John Craigie, on the other hand, is a singer songwriter from CA firmly rooted in the troubadour tradition and left coast politics. I've only briefly explored his other music and get the impression that my featured track is less representative of his body of work but it is too good not to share here. An opening, catchy blues riff and you have a good idea what you are in for. Then the first vocals drop: "I got my wings clipped/ I got my Trump check/ Supposed to last me through the apocalypse/ I spent it all on some leftist shit/ as a fuck you to him and Mike Pence" Amen, brother. Sometimes you just need a solid blues riff and some straight ahead lyrics to get you out of that funk. That organ kicking in doesn't hurt, either. If you can listen to this and not bop your head along involuntarily, I am not sure we can be friends. "Track me on my couch, track me in my bed/ Track me texting you, track me left on read/ Track me in the yard puffing my life away/ Gone like smoke Laurie rolled me a J" 

 

Gary Scudder

As I stated above, when Alice and I started bouncing around ideas for another One Off of the GBD I was considering songs that you could not NOT sing along to on the radio. On first blush I thought that this stood in opposition to Alice's suggestions, but she convinced me that they could happily live together, and she won me over. I guess I was initially skeptical because so many of the songs I find myself singing along to (keeping in mind that I have a terrible voice and hate to sing - and thus I only sing along when I'm alone in the car, and there aren't any cars within five miles) are, at least on the surface, pretty grim songs. For example: Uncle Tupelo's Moonshiner or Lucinda Williams's Jackson or Neil Young's Cowgirl in the Sand or the Drive-By Truckers' Two Daughters and a Beautiful Wife or Kathleen Edwards's Pink Emerson Radio or Rose Cousins's One New York Ago or . . . well, you get the point. That said, maybe they are actually, in the end, redemptive because they are all songs about journeys (although, I suppose, all songs are songs about journeys). Plus, I can't think of a truly bubbly happy song that I sing along to or even like. Maybe I just don't trust them because they are misleading; as we are reminded, April is the cruelest month.

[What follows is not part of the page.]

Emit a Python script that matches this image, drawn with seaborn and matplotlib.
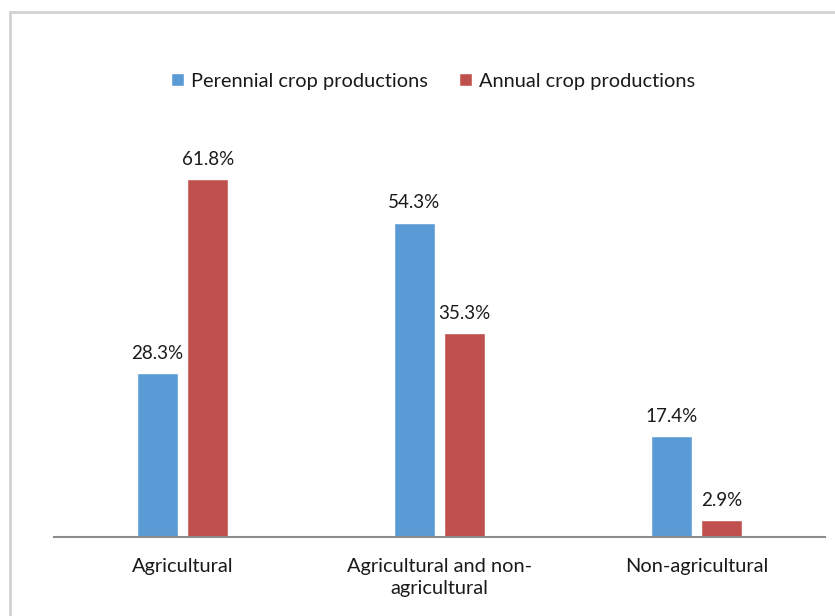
import matplotlib
matplotlib.use("Agg")
import matplotlib.pyplot as plt
import matplotlib.patches as mpatches
import seaborn as sns
import pandas as pd

categories = ["Agricultural", "Agricultural and non-\nagricultural", "Non-agricultural"]
series_names = ["Perennial crop productions", "Annual crop productions"]
perennial = [28.3, 54.3, 17.4]
annual = [61.8, 35.3, 2.9]
colors = ["#5B9BD5", "#C0504D"]

df = pd.DataFrame({
    "category": categories * 2,
    "series": [series_names[0]] * 3 + [series_names[1]] * 3,
    "value": perennial + annual,
})

sns.set_theme(style="white")
plt.rcParams["font.family"] = ["Lato", "DejaVu Sans"]

W, H = 835, 616
fig = plt.figure(figsize=(W / 100, H / 100), dpi=100)
fig.patch.set_facecolor("white")

# plot area in pixel terms
left, right, bottom_px, top_px = 54, 825, 537, 100
ax = fig.add_axes([left / W, 1 - bottom_px / H, (right - left) / W, (bottom_px - top_px) / H])

sns.barplot(data=df, x="category", y="value", hue="series", order=categories,
            hue_order=series_names, palette=colors, width=0.392, gap=0.187,
            saturation=1, ax=ax, legend=True)

ax.set_ylim(0, (bottom_px - top_px) / 5.79)
ax.set_xlim(-0.5, 2.5)
ax.set_xlabel("")
ax.set_ylabel("")
ax.set_yticks([])
for s in ["top", "right", "left"]:
    ax.spines[s].set_visible(False)
ax.spines["bottom"].set_color("#8c8c8c")
ax.spines["bottom"].set_linewidth(1.5)
ax.tick_params(axis="x", length=0, pad=15, labelsize=14.4, colors="#1a1a1a")
for lbl in ax.get_xticklabels():
    lbl.set_linespacing(1.35)

for container in ax.containers:
    ax.bar_label(container, fmt="%.1f%%", padding=8, fontsize=13.5, color="#1a1a1a")

leg = ax.legend(loc="center", bbox_to_anchor=(433 / W, 1 - 81 / H),
                bbox_transform=fig.transFigure, ncol=2, frameon=False,
                fontsize=14.4, handlelength=0.62, handleheight=0.62,
                handletextpad=0.35, columnspacing=1.6)
for t in leg.get_texts():
    t.set_color("#1a1a1a")

# light outer frame of the chart area
fig.patches.append(mpatches.Rectangle((10 / W, -0.1), 1.2, (H - 12) / H + 0.1,
                                      transform=fig.transFigure, fill=False,
                                      edgecolor="#d2d2d2", linewidth=2))

fig.savefig("out.png", dpi=100)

Now, having said all that, maybe all of this is actually not that complicated. Haruki Murakami (and all my friends have suffered through my man crush on Murakami), when talking about how music impacted his writing, talked about the songs he puts in his novels and short stories (he did have a novel called Norwegian Wood) - sometimes the songs are foregrounded and sometimes they're simply playing in the background (or sometimes the protagonist is just running a jazz club). However, he said the single biggest thing that music taught him about writing was the importance of rhythm and pacing, which helped bring about the appropriate feel of a novel. On a side note, maybe this is why it's easy to feel let down at the end of a Murakami novel; we're waiting for something magical to tie everything together, and that wasn't the point anyway. Anyway, maybe we're drawn to certain songs less because of the lyrics - the happiness or sadness - and instead just the feel. I remember our dearly departed friend GB who said that he loved Bob Dylan songs as much for their feel as anything.